Some of the facts have been stipulated, and they are so found. We incorporate by reference the parties' stipulation of facts and accompanying exhibits. Petitioner resided in the State of New York when the petition was filed.

At all times relevant petitioner worked and resided in New York City, and petitioner's parents resided together in St. Petersburg, Florida. Petitioner's mother was the sole owner of a single-family home in Largo, Florida, that she held as rental property (Florida property). In addition, petitioner's parents were the sole shareholders of a property management company called Jermc Management Corp. (Jermc) for which her father served as president. Jermc was in the business of managing rental real estate, including the Florida property.

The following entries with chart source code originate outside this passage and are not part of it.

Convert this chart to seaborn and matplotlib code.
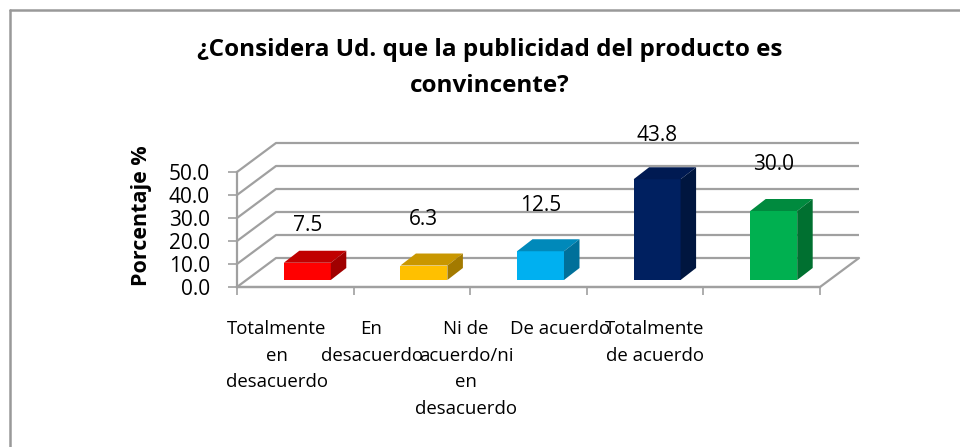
import numpy as np
import pandas as pd
import matplotlib
matplotlib.use("Agg")
import matplotlib.pyplot as plt
import matplotlib.transforms as mtransforms
from matplotlib.patches import Polygon
from matplotlib.lines import Line2D
import seaborn as sns

# ---- data ----
categories = ["Totalmente\nen\ndesacuerdo", "En\ndesacuerdo",
              "Ni de\nacuerdo/ni\nen\ndesacuerdo", "De acuerdo",
              "Totalmente\nde acuerdo"]
values = [7.5, 6.3, 12.5, 43.8, 30.0]
front_colors = ["#FF0000", "#FFC000", "#00B0F0", "#002060", "#00B050"]
top_colors = ["#C00000", "#C99700", "#0089BA", "#001A52", "#008A3E"]
side_colors = ["#A00000", "#A37A00", "#00709A", "#00163F", "#007030"]
y_ticks = [0, 10, 20, 30, 40, 50]
y_tick_labels = ["0.0", "10.0", "20.0", "30.0", "40.0", "50.0"]
title = "¿Considera Ud. que la publicidad del producto es\nconvincente?"
y_label = "Porcentaje %"

sns.set_theme(style="white")
plt.rcParams["font.family"] = ["Open Sans", "DejaVu Sans"]
plt.rcParams["text.color"] = "black"

W, H = 960, 447
DPI = 100
fig = plt.figure(figsize=(W / DPI, H / DPI), dpi=DPI)
fig.patch.set_facecolor("white")

# axes = front plane of the 3D box
ax = fig.add_axes([237 / W, 1 - 287 / H, (820 - 237) / W, (287 - 172) / H])
ax.set_facecolor("none")

df = pd.DataFrame({"cat": categories, "val": values})
sns.barplot(data=df, x="cat", y="val", hue="cat", palette=front_colors,
            width=0.403, legend=False, ax=ax, saturation=1, zorder=3)
n = len(categories)
ax.set_xlim(-0.5, n - 0.5)
ax.set_ylim(0, 50)

# pixel scale of data units
px_x = (820 - 237) / n
px_y = (287 - 172) / 50.0

def off(dx, dy):
    return ax.transData + mtransforms.ScaledTranslation(dx / DPI, dy / DPI, fig.dpi_scale_trans)

grid_c = "#A0A0A0"
# back wall gridlines + left wall diagonals
Dx, Dy = 39 / px_x, 29 / px_y
xmin, xmax = -0.5, n - 0.5
for v in y_ticks:
    ax.plot([xmin, xmin + Dx, xmax + Dx], [v, v + Dy, v + Dy], color=grid_c,
            lw=1.6, clip_on=False, zorder=1, solid_capstyle="butt")
# floor
ax.plot([xmin, xmax, xmax + Dx], [0, 0, Dy], color=grid_c, lw=1.6,
        clip_on=False, zorder=1)

# bars: offset front faces, add top and side faces
bdx, bdy = 15.5 / px_x, 12 / px_y
bars = sorted(ax.patches, key=lambda p: p.get_x())
tr = off(12, 7)
label_lift = [37, 46, 46, 44, 47]
for i, p in enumerate(bars):
    p.set_transform(tr)
    p.set_edgecolor("none")
    p.set_clip_on(False)
    x0, w, h = p.get_x(), p.get_width(), p.get_height()
    x1 = x0 + w
    top = Polygon([(x0, h), (x1, h), (x1 + bdx, h + bdy), (x0 + bdx, h + bdy)],
                  closed=True, facecolor=top_colors[i], edgecolor="none",
                  transform=tr, clip_on=False, zorder=3)
    side = Polygon([(x1, 0), (x1 + bdx, bdy), (x1 + bdx, h + bdy), (x1, h)],
                   closed=True, facecolor=side_colors[i], edgecolor="none",
                   transform=tr, clip_on=False, zorder=3)
    ax.add_patch(top)
    ax.add_patch(side)
    ax.annotate(f"{values[i]:.1f}", xy=(x0 + w / 2, h), xycoords="data",
                xytext=(12, 7 + label_lift[i]), textcoords="offset pixels",
                ha="center", va="center", fontsize=15, color="black")

# spines / ticks
for s in ["top", "right"]:
    ax.spines[s].set_visible(False)
for s in ["left", "bottom"]:
    ax.spines[s].set_color(grid_c)
    ax.spines[s].set_linewidth(1.6)
ax.set_yticks(y_ticks)
ax.set_yticklabels([""] * len(y_ticks))
ax.yaxis.set_tick_params(which="major", direction="out", length=6.5, width=1.2,
                         color=grid_c, left=True)
for v, t in zip(y_ticks, y_tick_labels):
    ax.annotate(t, xy=(xmin, v), xycoords="data", xytext=(-27, 0),
                textcoords="offset pixels", ha="right", va="center_baseline",
                fontsize=15, color="black", annotation_clip=False)
ax.set_xticks(np.arange(-0.5, n, 1.0))
ax.set_xticklabels([""] * (n + 1))
ax.xaxis.set_tick_params(which="major", direction="out", length=6, width=1.2,
                         color=grid_c, bottom=True)
ax.set_xlabel("")
ax.set_ylabel("")

# category labels (Excel 3D projection places them slightly left)
lab_pos = [(277 - 237) / px_x - 0.5 + i * (94.5 / px_x) for i in range(n)]
for i, c in enumerate(categories):
    ax.annotate(c, xy=(lab_pos[i], 0), xycoords="data", xytext=(0, -33),
                textcoords="offset pixels", ha="center", va="top",
                fontsize=13.4, linespacing=1.62, color="black",
                annotation_clip=False)

# y label
fig.text(142 / W, 1 - 216 / H, y_label, rotation=90, ha="center", va="center",
         fontsize=15.5, fontweight="bold", color="black")

# title
fig.text(490 / W, 1 - 68 / H, title, ha="center", va="center", fontsize=17.5,
         fontweight="bold", linespacing=1.72, color="black")

# chart border (left and top edges visible)
fig.add_artist(Line2D([10 / W, 10 / W], [0, 1 - 10 / H], color="#999999", lw=1.8,
                      transform=fig.transFigure))
fig.add_artist(Line2D([10 / W, 1], [1 - 10 / H, 1 - 10 / H], color="#999999", lw=1.8,
                      transform=fig.transFigure))

fig.savefig("out.png", dpi=DPI, facecolor="white")
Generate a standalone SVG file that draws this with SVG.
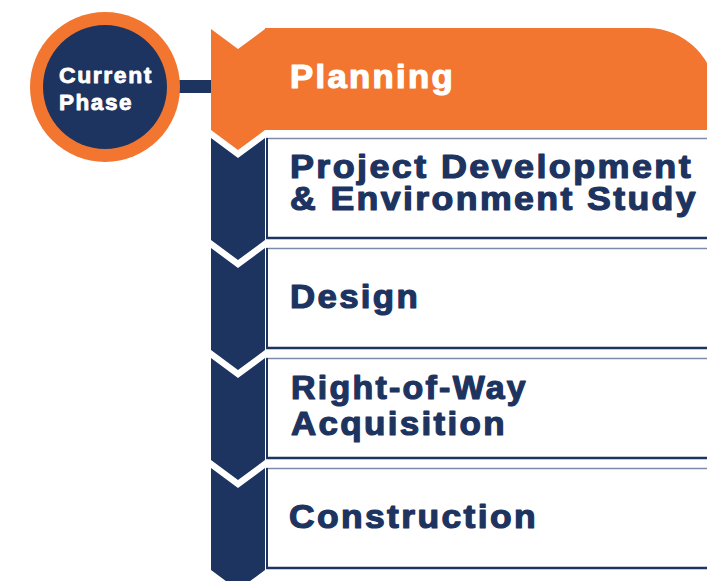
<svg xmlns="http://www.w3.org/2000/svg" width="707" height="581" viewBox="0 0 707 581">
  <style>
    .orange { fill: #F2762F; }
    .navy { fill: #1D3360; }
    .box { fill: #FFFFFF; }
    .top-rule { stroke: #7D8AA8; stroke-width: 1.5; }
    .bottom-rule { stroke: #1D3360; stroke-width: 2.5; }
    .left-rule { stroke: #1D3360; stroke-width: 2; }
    .label { font-family: "Liberation Sans", Arial, sans-serif; font-weight: bold; font-size: 33px; letter-spacing: 2.2px; fill: #1D3360; stroke: #1D3360; stroke-width: 1.2; stroke-linejoin: round; }
    .label-light { fill: #FFFFFF; stroke: #FFFFFF; }
    .badge { font-family: "Liberation Sans", Arial, sans-serif; font-weight: bold; font-size: 22px; letter-spacing: 1.5px; fill: #FFFFFF; stroke: #FFFFFF; stroke-width: 0.8; stroke-linejoin: round; }
  </style>

  <!-- link from the badge to the active phase -->
  <g id="connectors">
    <rect class="navy" x="160" y="80" width="53" height="13"/>
  </g>

  <!-- "Current Phase" badge -->
  <g id="current-phase">
    <circle class="orange" cx="105" cy="87" r="75"/>
    <circle class="navy" cx="105" cy="87" r="62"/>
    <text class="badge" x="59" y="83" textLength="94" lengthAdjust="spacingAndGlyphs">Current</text>
    <text class="badge" x="59" y="110" textLength="74" lengthAdjust="spacingAndGlyphs">Phase</text>
  </g>

  <!-- Phase 1: Planning (active) -->
  <g id="planning">
    <path class="orange" d="M265 28 H647 A69 69 0 0 1 716 97 V130 H265 Z"/>
    <polygon class="orange" points="211,29 238,49 265,29 265,130 238,150 211,130"/>
    <text class="label label-light" x="290" y="88" textLength="165" lengthAdjust="spacingAndGlyphs">Planning</text>
  </g>

  <!-- Phase 2: Project Development & Environment Study -->
  <g id="project-development">
    <polygon class="navy" points="211,138 238,158 265,138 265,240 238,260 211,240"/>
    <rect class="box" x="267" y="138" width="450" height="100"/>
    <line class="top-rule" x1="266" y1="138.5" x2="707" y2="138.5"/>
    <line class="bottom-rule" x1="266" y1="238" x2="707" y2="238"/>
    <line class="left-rule" x1="267" y1="138" x2="267" y2="239"/>
    <text class="label" x="290" y="178" textLength="403" lengthAdjust="spacingAndGlyphs">Project Development</text>
    <text class="label" x="290" y="210" textLength="408" lengthAdjust="spacingAndGlyphs">&amp; Environment Study</text>
  </g>

  <!-- Phase 3: Design -->
  <g id="design">
    <polygon class="navy" points="211,248 238,268 265,248 265,350 238,370 211,350"/>
    <rect class="box" x="267" y="248" width="450" height="100"/>
    <line class="top-rule" x1="266" y1="248.5" x2="707" y2="248.5"/>
    <line class="bottom-rule" x1="266" y1="348" x2="707" y2="348"/>
    <line class="left-rule" x1="267" y1="248" x2="267" y2="349"/>
    <text class="label" x="290" y="308" textLength="130" lengthAdjust="spacingAndGlyphs">Design</text>
  </g>

  <!-- Phase 4: Right-of-Way Acquisition -->
  <g id="right-of-way">
    <polygon class="navy" points="211,358 238,378 265,358 265,460 238,480 211,460"/>
    <rect class="box" x="267" y="358" width="450" height="100"/>
    <line class="top-rule" x1="266" y1="358.5" x2="707" y2="358.5"/>
    <line class="bottom-rule" x1="266" y1="458" x2="707" y2="458"/>
    <line class="left-rule" x1="267" y1="358" x2="267" y2="459"/>
    <text class="label" x="291" y="399" textLength="237" lengthAdjust="spacingAndGlyphs">Right-of-Way</text>
    <text class="label" x="291" y="435" textLength="216" lengthAdjust="spacingAndGlyphs">Acquisition</text>
  </g>

  <!-- Phase 5: Construction -->
  <g id="construction">
    <polygon class="navy" points="211,468 238,488 265,468 265,570 238,590 211,570"/>
    <rect class="box" x="267" y="468" width="450" height="100"/>
    <line class="top-rule" x1="266" y1="468.5" x2="707" y2="468.5"/>
    <line class="bottom-rule" x1="266" y1="568" x2="707" y2="568"/>
    <line class="left-rule" x1="267" y1="468" x2="267" y2="569"/>
    <text class="label" x="289" y="528" textLength="249" lengthAdjust="spacingAndGlyphs">Construction</text>
  </g>
</svg>
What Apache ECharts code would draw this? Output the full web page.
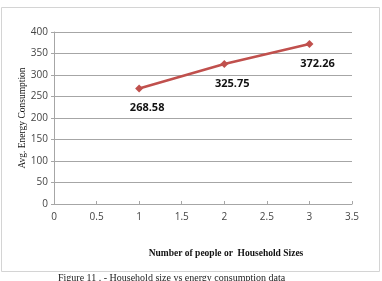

According to petitioner and her father, sometime in 2007 petitioner *97 entered into an agreement with her parents to rent the Florida property in order to sublet it for investment purposes with the option to purchase the property at some later date. Under the agreement as described by petitioner and her father, petitioner would pay her mother (as owner of the Florida property) rent of $750 per month beginning on October 1, 2007. Pursuant to the agreement, petitioner would also pay utility expenses of $360 per year. To memorialize the agreement, petitioner and her mother signed a purported lease drafted by petitioner's father.

Petitioner never resided at the Florida property. Petitioner's father, as president of Jermc, managed the Florida property for her mother in general and for petitioner as a lessee of the property.

In 2008 petitioner's father entered into an oral agreement with a family friend to sublet the Florida property on a month-to-month basis for $1,200 per month. The family friend moved out of the Florida property after the first month, however, and petitioner's father was unable to find another tenant in 2008. Consequently, petitioner received only $1,200 of rental income from the Florida property during 2008.

Petitioner's father prepared her *98 2008 Federal income tax return. Attached to that return was a 2008 Schedule E, Supplemental Income and Loss, on which petitioner reported $1,200 of rental income and claimed rental expenses of $9,360 with respect to the Florida property.

In a notice of deficiency respondent allowed a deduction for $1,200 of the claimed rental expenses but disallowed the remaining $8,160 because of lack of substantiation.

DiscussionI. Rental Expenses

We begin with several fundamental principles of tax litigation that inform our decision in this case. First, as a general rule, the Commissioner's determinations are presumed correct, and the taxpayer bears the burden of proving that those determinations are erroneous. 3*99 See Rule 142(a); INDOPCO, Inc. v. Commissioner, 503 U.S. 79, 84 (1992); Welch v. Helvering, 290 U.S. 111, 115 (1933).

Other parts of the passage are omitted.